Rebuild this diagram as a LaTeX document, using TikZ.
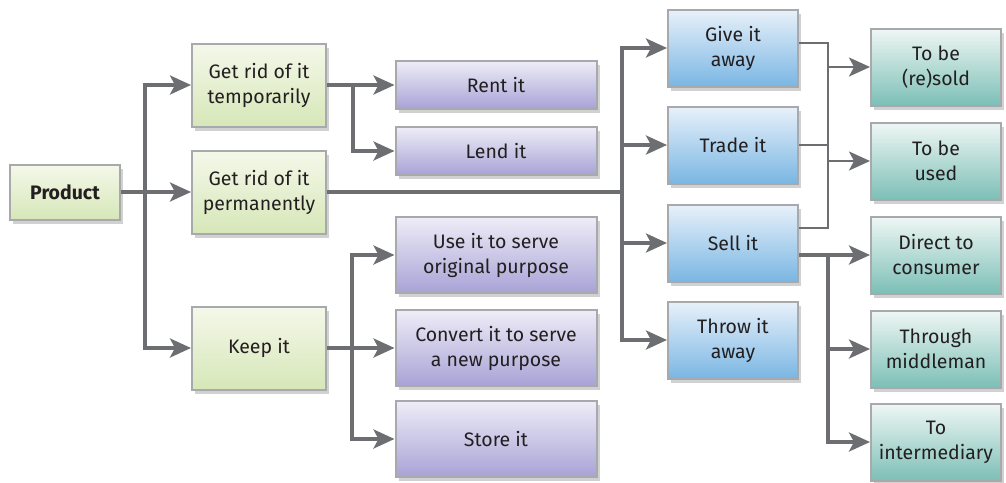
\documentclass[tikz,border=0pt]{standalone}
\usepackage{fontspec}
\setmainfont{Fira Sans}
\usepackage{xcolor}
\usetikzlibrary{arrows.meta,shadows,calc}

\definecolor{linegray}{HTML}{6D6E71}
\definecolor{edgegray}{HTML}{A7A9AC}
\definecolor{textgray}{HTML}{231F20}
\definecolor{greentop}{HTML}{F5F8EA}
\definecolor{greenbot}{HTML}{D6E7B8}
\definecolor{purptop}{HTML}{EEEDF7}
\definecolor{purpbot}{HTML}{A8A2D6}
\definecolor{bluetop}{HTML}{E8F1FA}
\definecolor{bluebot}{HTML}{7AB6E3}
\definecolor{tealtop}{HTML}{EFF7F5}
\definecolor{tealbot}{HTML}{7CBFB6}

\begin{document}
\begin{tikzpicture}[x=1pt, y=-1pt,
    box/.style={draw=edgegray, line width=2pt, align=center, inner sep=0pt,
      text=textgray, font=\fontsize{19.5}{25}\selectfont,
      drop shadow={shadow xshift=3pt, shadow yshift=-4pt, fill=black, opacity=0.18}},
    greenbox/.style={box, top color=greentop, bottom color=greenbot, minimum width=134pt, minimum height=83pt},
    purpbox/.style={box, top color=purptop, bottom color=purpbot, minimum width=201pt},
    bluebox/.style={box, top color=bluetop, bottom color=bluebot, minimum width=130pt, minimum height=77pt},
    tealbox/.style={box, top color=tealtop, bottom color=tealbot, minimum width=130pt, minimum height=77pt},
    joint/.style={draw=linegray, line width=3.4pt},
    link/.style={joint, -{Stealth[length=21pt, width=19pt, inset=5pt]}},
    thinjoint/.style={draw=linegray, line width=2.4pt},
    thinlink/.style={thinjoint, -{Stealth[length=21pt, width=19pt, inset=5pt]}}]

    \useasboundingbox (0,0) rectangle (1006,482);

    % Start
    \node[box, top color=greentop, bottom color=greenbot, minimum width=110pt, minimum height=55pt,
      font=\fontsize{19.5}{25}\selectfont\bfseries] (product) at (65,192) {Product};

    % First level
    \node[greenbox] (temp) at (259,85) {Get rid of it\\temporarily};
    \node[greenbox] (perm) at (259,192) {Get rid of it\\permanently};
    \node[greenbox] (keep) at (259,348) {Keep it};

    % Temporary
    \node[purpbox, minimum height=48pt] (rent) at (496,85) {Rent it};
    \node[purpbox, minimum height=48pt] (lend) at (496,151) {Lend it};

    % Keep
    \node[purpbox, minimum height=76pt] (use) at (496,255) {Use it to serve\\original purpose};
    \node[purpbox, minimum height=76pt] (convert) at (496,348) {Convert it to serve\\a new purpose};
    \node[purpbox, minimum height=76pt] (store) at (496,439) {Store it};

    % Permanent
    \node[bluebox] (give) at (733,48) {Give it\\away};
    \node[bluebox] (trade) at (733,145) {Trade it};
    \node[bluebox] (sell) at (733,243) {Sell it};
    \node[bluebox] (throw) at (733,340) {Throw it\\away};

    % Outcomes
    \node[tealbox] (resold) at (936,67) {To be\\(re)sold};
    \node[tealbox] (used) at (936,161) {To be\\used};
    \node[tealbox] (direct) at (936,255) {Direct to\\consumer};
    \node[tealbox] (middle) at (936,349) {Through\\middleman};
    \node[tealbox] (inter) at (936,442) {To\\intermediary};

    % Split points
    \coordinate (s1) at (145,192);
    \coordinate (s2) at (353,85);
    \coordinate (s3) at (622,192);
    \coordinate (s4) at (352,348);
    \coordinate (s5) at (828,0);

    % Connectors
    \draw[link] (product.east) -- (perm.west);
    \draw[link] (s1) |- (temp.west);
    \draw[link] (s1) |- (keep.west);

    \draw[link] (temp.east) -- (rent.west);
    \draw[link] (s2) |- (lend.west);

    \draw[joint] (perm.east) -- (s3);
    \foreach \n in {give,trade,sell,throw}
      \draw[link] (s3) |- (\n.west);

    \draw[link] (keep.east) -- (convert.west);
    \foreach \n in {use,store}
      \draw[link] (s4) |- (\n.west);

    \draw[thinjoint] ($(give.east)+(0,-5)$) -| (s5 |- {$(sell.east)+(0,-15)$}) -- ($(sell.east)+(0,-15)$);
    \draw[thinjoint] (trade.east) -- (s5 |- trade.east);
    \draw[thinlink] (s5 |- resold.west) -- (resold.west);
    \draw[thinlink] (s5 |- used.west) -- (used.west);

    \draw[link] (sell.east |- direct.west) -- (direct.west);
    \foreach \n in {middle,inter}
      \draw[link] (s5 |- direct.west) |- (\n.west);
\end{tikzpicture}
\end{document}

______________________________

To do. Give again exactly the lines running from the beginning of the material above through the line that contains "(0,0) rectangle (1006,482);", and leave out every picture.

Correct answer.
Rebuild this diagram as a LaTeX document, using TikZ.
\documentclass[tikz,border=0pt]{standalone}
\usepackage{fontspec}
\setmainfont{Fira Sans}
\usepackage{xcolor}
\usetikzlibrary{arrows.meta,shadows,calc}

\definecolor{linegray}{HTML}{6D6E71}
\definecolor{edgegray}{HTML}{A7A9AC}
\definecolor{textgray}{HTML}{231F20}
\definecolor{greentop}{HTML}{F5F8EA}
\definecolor{greenbot}{HTML}{D6E7B8}
\definecolor{purptop}{HTML}{EEEDF7}
\definecolor{purpbot}{HTML}{A8A2D6}
\definecolor{bluetop}{HTML}{E8F1FA}
\definecolor{bluebot}{HTML}{7AB6E3}
\definecolor{tealtop}{HTML}{EFF7F5}
\definecolor{tealbot}{HTML}{7CBFB6}

\begin{document}
\begin{tikzpicture}[x=1pt, y=-1pt,
    box/.style={draw=edgegray, line width=2pt, align=center, inner sep=0pt,
      text=textgray, font=\fontsize{19.5}{25}\selectfont,
      drop shadow={shadow xshift=3pt, shadow yshift=-4pt, fill=black, opacity=0.18}},
    greenbox/.style={box, top color=greentop, bottom color=greenbot, minimum width=134pt, minimum height=83pt},
    purpbox/.style={box, top color=purptop, bottom color=purpbot, minimum width=201pt},
    bluebox/.style={box, top color=bluetop, bottom color=bluebot, minimum width=130pt, minimum height=77pt},
    tealbox/.style={box, top color=tealtop, bottom color=tealbot, minimum width=130pt, minimum height=77pt},
    joint/.style={draw=linegray, line width=3.4pt},
    link/.style={joint, -{Stealth[length=21pt, width=19pt, inset=5pt]}},
    thinjoint/.style={draw=linegray, line width=2.4pt},
    thinlink/.style={thinjoint, -{Stealth[length=21pt, width=19pt, inset=5pt]}}]

    \useasboundingbox (0,0) rectangle (1006,482);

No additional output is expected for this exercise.